El presidente electo parece haber definido las tres tareas principales e inmediatas a las que deberá dedicarse el canciller designado, Álvaro Leyva. Éstas se sumarán no sólo a los asuntos y negocios de los que se ocupa habitualmente la Cancillería -cualquiera que sea el gobierno de turno-, sino a los que emergerán, como cisnes negros o rinocerontes grises, en el horizonte de la política exterior, y obligarán a Colombia a definir (o redefinir) sus intereses y su posición frente a la cambiante realidad internacional, en un mundo que parece encontrarse -otra vez- en estado de fusión y rápida transformación.
Al anunciar el nombre del próximo ministro de Relaciones Exteriores, el presidente electo Petro se refirió a “la cancillería de la Paz” (sic), y aquel agradeció su designación “para encabezar la política exterior y de paz” del nuevo gobierno. Esto es menos novedoso de lo que podría (y se hace) sonar. Hace por lo menos treinta años que “la paz” -lo que quiera que eso signifique- ocupa un lugar propio, aunque móvil en su ubicación y contornos, en la agenda exterior de Colombia. Lo tuvo con Gaviria y Samper. Pastrana impulsó una “diplomacia por la paz”. Uribe acordó con la OEA el establecimiento de una Misión de Apoyo al Proceso de Paz que todavía opera en el país, y tuvo acercamientos intermitentes con el Eln en los que, de diversas formas, intervino la comunidad internacional.

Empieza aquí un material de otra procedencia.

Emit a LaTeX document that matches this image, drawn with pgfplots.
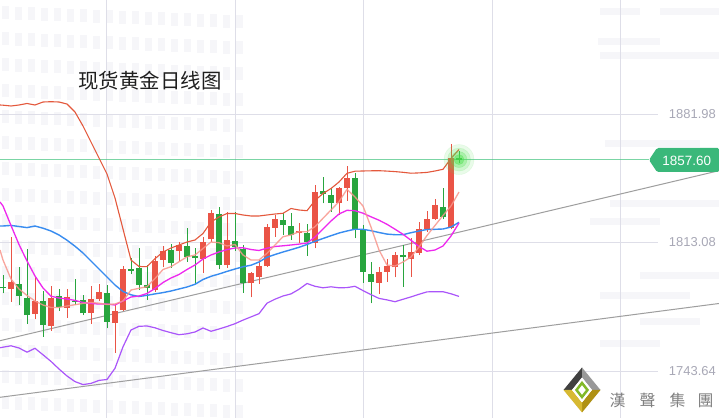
\documentclass[border=0pt]{standalone}
\usepackage{fontspec}
\setmainfont{Liberation Sans}
\newfontfamily\cjk{Noto Sans CJK SC}
\newfontfamily\cjktc{Noto Sans CJK TC}
\usepackage{pgfplots}
\usepackage{pgfplotstable}
\pgfplotsset{compat=1.18}
\definecolor{cred}{RGB}{234,84,70}
\definecolor{cgreen}{RGB}{40,165,62}
\definecolor{cup}{RGB}{228,88,60}
\definecolor{cmid}{RGB}{56,140,240}
\definecolor{cma10}{RGB}{238,40,238}
\definecolor{cma5}{RGB}{248,150,140}
\definecolor{clo}{RGB}{170,85,250}
\definecolor{ctrend}{RGB}{158,158,158}
\definecolor{cgrid}{RGB}{222,222,232}
\definecolor{chl}{RGB}{80,200,135}
\definecolor{ctag}{RGB}{58,184,122}
\definecolor{clbl}{RGB}{168,168,182}
\definecolor{cwm}{RGB}{246,246,249}
\definecolor{cglow}{RGB}{80,225,80}
\definecolor{cgoldd}{RGB}{175,145,20}
\definecolor{cgoldl}{RGB}{215,185,50}
\definecolor{cleaf}{RGB}{130,185,40}

% candles: index, open, high, low, close
\pgfplotstableread{
i o h l c
1 1787.78 1816.09 1781.11 1791.87
4 1774.49 1794.24 1771.64 1781.49
6 1768.03 1789.72 1765.50 1783.26
8 1777.88 1787.95 1772.50 1783.48
11 1775.19 1789.72 1769.11 1782.56
12 1782.73 1790.48 1781.65 1786.33
14 1769.81 1779.33 1753.66 1776.27
15 1776.64 1800.32 1776.11 1798.71
19 1787.41 1805.87 1786.49 1803.02
20 1803.55 1811.25 1799.62 1808.40
22 1808.40 1813.08 1803.02 1811.63
25 1804.09 1816.09 1796.40 1813.40
26 1814.69 1830.46 1813.40 1828.69
28 1800.86 1829.55 1799.25 1814.32
31 1791.01 1797.26 1783.48 1796.40
32 1794.57 1803.55 1790.64 1800.32
33 1800.32 1822.77 1799.95 1821.48
34 1820.94 1827.77 1816.09 1825.46
37 1817.92 1823.31 1812.86 1819.00
39 1812.86 1843.92 1809.85 1840.15
42 1834.39 1843.00 1827.77 1842.14
43 1842.47 1854.14 1835.31 1847.69
47 1791.34 1799.95 1785.26 1797.26
48 1797.26 1803.93 1791.87 1800.32
49 1799.62 1808.02 1794.24 1806.24
51 1804.09 1815.23 1794.57 1807.86
52 1807.16 1824.17 1806.24 1820.08
53 1820.08 1830.09 1818.78 1825.46
54 1825.46 1836.22 1825.08 1833.15
56 1820.61 1865.99 1820.08 1858.29
}\redtab
\pgfplotstableread{
i o h l c
0 1789.02 1795.48 1785.63 1788.40
2 1790.64 1799.62 1779.33 1784.34
3 1783.26 1809.31 1769.11 1773.95
5 1781.49 1786.87 1762.27 1768.57
7 1784.18 1787.78 1776.11 1778.42
9 1781.65 1793.17 1779.33 1781.00
10 1782.03 1784.72 1773.95 1774.87
13 1785.79 1790.10 1766.79 1770.35
16 1798.71 1804.47 1796.02 1797.80
17 1799.25 1809.85 1787.41 1790.10
18 1790.10 1800.86 1782.03 1788.65
21 1808.94 1812.17 1799.41 1802.10
23 1811.09 1820.61 1802.64 1805.33
24 1805.71 1810.17 1790.64 1804.47
27 1828.31 1832.24 1798.55 1800.86
29 1813.62 1829.12 1808.40 1810.39
30 1809.31 1811.63 1785.95 1791.01
35 1825.08 1829.01 1817.01 1822.39
36 1821.85 1829.01 1814.32 1817.01
38 1817.92 1822.77 1805.87 1813.40
40 1840.69 1848.39 1834.07 1839.24
41 1838.54 1842.14 1829.55 1834.39
44 1847.85 1850.22 1815.23 1820.08
45 1819.70 1822.39 1791.34 1797.26
46 1796.02 1802.64 1780.25 1791.87
50 1806.24 1811.63 1789.18 1805.01
55 1832.24 1842.47 1825.46 1826.86
57 1858.30 1862.22 1855.92 1857.60
}\greentab
% indicator lines: upper band, middle band, lower band, MA10, MA5
\pgfplotstableread{
i up mid lo ma10 ma5
-0.375 1886.98 1821.85 1756.35 1834.77 1808.94
0 1886.87 1821.85 1756.63 1832.62 1803.55
1 1886.44 1822.18 1757.38 1822.12 1793.33
2 1886.98 1821.58 1756.20 1811.90 1787.95
3 1887.79 1820.99 1753.94 1803.02 1784.45
4 1886.98 1821.85 1756.03 1794.94 1781.49
5 1888.59 1820.67 1752.54 1788.49 1779.33
6 1888.75 1819.16 1748.98 1784.07 1777.99
7 1888.59 1817.01 1744.89 1783.10 1778.04
8 1887.51 1814.21 1741.13 1782.56 1778.80
9 1883.21 1810.98 1738.11 1781.81 1779.50
10 1875.67 1807.32 1736.50 1780.68 1780.20
11 1867.06 1803.02 1737.14 1780.14 1780.68
12 1858.45 1798.71 1738.76 1779.87 1780.30
13 1849.84 1794.40 1739.24 1779.87 1779.61
14 1836.92 1790.10 1745.27 1779.33 1779.87
15 1820.24 1786.60 1756.84 1781.49 1781.49
16 1803.55 1784.82 1765.88 1783.64 1787.41
17 1800.06 1783.91 1767.88 1784.18 1788.32
18 1799.95 1784.55 1768.04 1785.53 1789.18
19 1804.25 1785.31 1767.07 1788.22 1793.60
20 1807.86 1786.01 1765.61 1791.44 1798.44
21 1810.01 1786.87 1764.43 1793.87 1799.95
22 1811.63 1787.95 1763.35 1795.75 1802.59
23 1813.24 1789.02 1763.84 1798.44 1805.28
24 1814.32 1790.48 1764.81 1800.86 1806.25
25 1817.82 1793.06 1766.96 1804.09 1809.74
26 1824.01 1794.78 1765.18 1806.25 1813.24
27 1826.70 1796.02 1766.42 1807.86 1812.87
28 1828.58 1797.42 1767.77 1809.15 1811.09
29 1828.58 1798.71 1769.27 1810.01 1811.90
30 1827.78 1799.89 1771.21 1810.12 1806.25
31 1827.24 1800.75 1772.93 1809.20 1803.55
32 1827.24 1802.48 1774.66 1808.67 1803.55
33 1827.78 1805.06 1780.31 1809.90 1807.16
34 1828.31 1806.51 1782.46 1810.82 1811.63
35 1828.69 1807.86 1784.18 1811.20 1816.09
36 1831.27 1809.10 1785.31 1811.63 1817.01
37 1830.47 1810.39 1787.79 1812.11 1818.79
38 1830.09 1811.90 1790.91 1812.70 1818.79
39 1835.58 1813.62 1789.40 1815.93 1821.48
40 1839.34 1815.13 1788.60 1820.24 1826.00
41 1842.03 1816.63 1789.13 1824.54 1830.47
42 1845.53 1818.08 1788.60 1828.31 1834.93
43 1850.22 1819.16 1788.70 1830.30 1841.60
44 1851.35 1820.13 1789.40 1830.09 1837.46
45 1851.46 1820.07 1787.09 1828.74 1832.62
46 1851.56 1819.32 1784.94 1826.80 1821.31
47 1851.62 1818.35 1782.89 1824.97 1808.94
48 1851.40 1817.49 1782.08 1822.77 1800.86
49 1851.13 1817.17 1781.11 1820.13 1800.32
50 1850.75 1817.17 1782.41 1817.39 1802.48
51 1850.27 1818.24 1783.70 1814.16 1805.17
52 1850.43 1819.16 1785.10 1810.82 1810.55
53 1850.70 1819.97 1786.39 1808.29 1816.74
54 1851.46 1820.07 1786.50 1808.94 1822.12
55 1852.37 1820.24 1786.50 1811.09 1827.51
56 1858.18 1821.31 1785.37 1816.47 1832.62
57 1863.03 1823.84 1783.97 1823.47 1840.15
}\linetab

\begin{document}
\begin{tikzpicture}
% background, watermark, grid (pixel coordinates, y downward)
\begin{scope}[x=1bp,y=-1bp,yshift=418bp]
\fill[white] (0,0) rectangle (719,418);
\foreach \x in {2,15,...,240}{
  \foreach \y in {6,32,...,410}{
    \fill[cwm] ({\x},{\y+0.04*\x}) rectangle ++(7,13);
  }
}
\foreach \y/\a/\b in {8/600/640, 8/660/719, 38/598/660, 52/600/719, 140/605/700, 200/610/719, 218/590/660, 272/640/719, 292/600/690, 318/640/700, 340/600/660}{
  \fill[cwm] (\a,\y) rectangle (\b,\y+7);
}
\foreach \x in {106.5,235,363.5,492,620.5}{
  \draw[cgrid,line width=1bp] (\x,0) -- (\x,418);
}
\foreach \y in {114.3,242.3,371.3}{
  \draw[cgrid,line width=1bp] (0,\y) -- (658,\y);
}
\end{scope}

\begin{axis}[
  at={(0,0)}, anchor=south west,
  width=719bp, height=418bp, scale only axis,
  xmin=-0.375, xmax=89.5, ymin=1718.52, ymax=1943.49,
  hide axis, clip=true,
]
% trend lines
\addplot[ctrend, line width=1bp] coordinates {(-0.375,1760.12) (89.5,1851.62)};
\addplot[ctrend, line width=1bp] coordinates {(-0.375,1729.66) (89.5,1780.15)};
% last price line
\addplot[chl, line width=1bp, opacity=0.75] coordinates {(-0.375,1857.6) (80.75,1857.6)};
% glow at last price
\addplot[cglow, only marks, mark=*, mark size=15bp, opacity=0.12] coordinates {(57,1857.6)};
\addplot[cglow, only marks, mark=*, mark size=11.5bp, opacity=0.18] coordinates {(57,1857.6)};
\addplot[cglow, only marks, mark=*, mark size=8bp, opacity=0.28] coordinates {(57,1857.6)};
\addplot[cglow, only marks, mark=*, mark size=5bp, opacity=0.45] coordinates {(57,1857.6)};
% wicks
\addplot[draw=none, mark=none, error bars/.cd, y dir=plus, y explicit, error mark=none,
  error bar style={line width=1bp, draw=cred}]
  table[x=i, y=l, y error expr=\thisrow{h}-\thisrow{l}] {\redtab};
\addplot[draw=none, mark=none, error bars/.cd, y dir=plus, y explicit, error mark=none,
  error bar style={line width=1bp, draw=cgreen}]
  table[x=i, y=l, y error expr=\thisrow{h}-\thisrow{l}] {\greentab};
% bodies
\addplot[draw=none, mark=none, error bars/.cd, y dir=plus, y explicit, error mark=none,
  error bar style={line width=6bp, draw=cred}]
  table[x=i, y=o, y error expr=\thisrow{c}-\thisrow{o}] {\redtab};
\addplot[draw=none, mark=none, error bars/.cd, y dir=plus, y explicit, error mark=none,
  error bar style={line width=6bp, draw=cgreen}]
  table[x=i, y=c, y error expr=\thisrow{o}-\thisrow{c}] {\greentab};
% indicator lines
\addplot[clo, line width=1.2bp] table[x=i, y=lo] {\linetab};
\addplot[cmid, line width=1.4bp] table[x=i, y=mid] {\linetab};
\addplot[cma10, line width=1.3bp] table[x=i, y=ma10] {\linetab};
\addplot[cma5, line width=1.3bp, opacity=0.85] table[x=i, y=ma5] {\linetab};
\addplot[cup, line width=1.1bp] table[x=i, y=up] {\linetab};
\end{axis}

% labels, tag, title, logo
\begin{scope}[x=1bp,y=-1bp,yshift=418bp]
\node[anchor=east, text=clbl, font=\fontsize{13}{13}\selectfont, inner sep=0pt] at (716,114.3) {1881.98};
\node[anchor=east, text=clbl, font=\fontsize{13}{13}\selectfont, inner sep=0pt] at (716,242.3) {1813.08};
\node[anchor=east, text=clbl, font=\fontsize{13}{13}\selectfont, inner sep=0pt] at (716,371.3) {1743.64};
\fill[ctag, rounded corners=1.5bp] (649,160) -- (657,148) -- (719,148) -- (719,172) -- (657,172) -- cycle;
\node[text=white, font=\fontsize{13.5}{13.5}\selectfont, inner sep=0pt] at (686.7,160.5) {1857.60};
\node[text=black!88, font=\cjk\fontsize{20.5}{20.5}\selectfont, inner sep=0pt] at (150,80.5) {现货黄金日线图};
% logo
\fill[black!75] (563.5,390) -- (582,367.5) -- (582,377.5) -- (572,390) -- cycle;
\fill[black!40] (582,367.5) -- (600.5,390) -- (592,390) -- (582,377.5) -- cycle;
\fill[cgoldd] (600.5,390) -- (582,412.5) -- (582,402.5) -- (592,390) -- cycle;
\fill[cgoldl] (582,412.5) -- (563.5,390) -- (572,390) -- (582,402.5) -- cycle;
\fill[white] (582,377.5) -- (592,390) -- (582,402.5) -- (572,390) -- cycle;
\draw[cleaf, line width=2.5bp] (582,383) -- (587.5,390) -- (582,397) -- (576.5,390) -- cycle;
\foreach \c/\x in {漢/617.5, 聲/647.5, 集/677.5, 團/705.5}{
  \node[text=black!50, font=\cjktc\fontsize{16}{16}\selectfont, inner sep=0pt] at (\x,400.5) {\c};
}
\end{scope}
\pgfresetboundingbox
\path[use as bounding box] (0,0) rectangle (719bp,418bp);
\end{tikzpicture}
\end{document}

Ni que decir tiene durante los ocho años de Santos -cuya canciller acabó dedicando buena parte del tiempo a desatar nudos gordianos en La Habana-. El gobierno que está por terminar tuvo que explicar su “paz con legalidad” y dar cuenta de ella cada tres meses ante el Consejo de Seguridad de la ONU, y prorrogó (e incluso amplió) el mandato de la misión de verificación de esa organización.
Una segunda tarea sería la de restablecer las relaciones con Venezuela -lo que quiera que eso signifique-, al compás del cambio de las circunstancias: la desactivación del Grupo de Lima y el fin de la convergencia multilateral que éste encarnaba, la necesidad de tener algún tipo de interlocución con Caracas (a la que obliga -por puro pragmatismo- la compleja realidad fronteriza), y la evidente caducidad del interinato (y del impulso político interno que lo sostuvo). Por no hablar del proceso de México (y a lo que conduzca).
Pero el ajuste presupone tener claridad en los objetivos, en las expectativas y sus límites. El régimen de Maduro es el que es, e ignorar su naturaleza puede resultar harto costoso, como enseña la fábula que comprobó la rana cuando aceptó ayudar al escorpión a cruzar el río.
Está, por último, la misión de impulsar la integración latinoamericana -lo que quiera que eso signifique-. Por enésima vez, ¿cómo y para qué? ¿Ni Unasur ni Prosur, -entonces Celac- reinventando como organización un mecanismo que ha dado apenas magros resultados como foro? ¿Acaso un club a la medida para acoger sin condiciones a los que algunos llaman ya, eufemísticamente, “regímenes alternativos” de la región?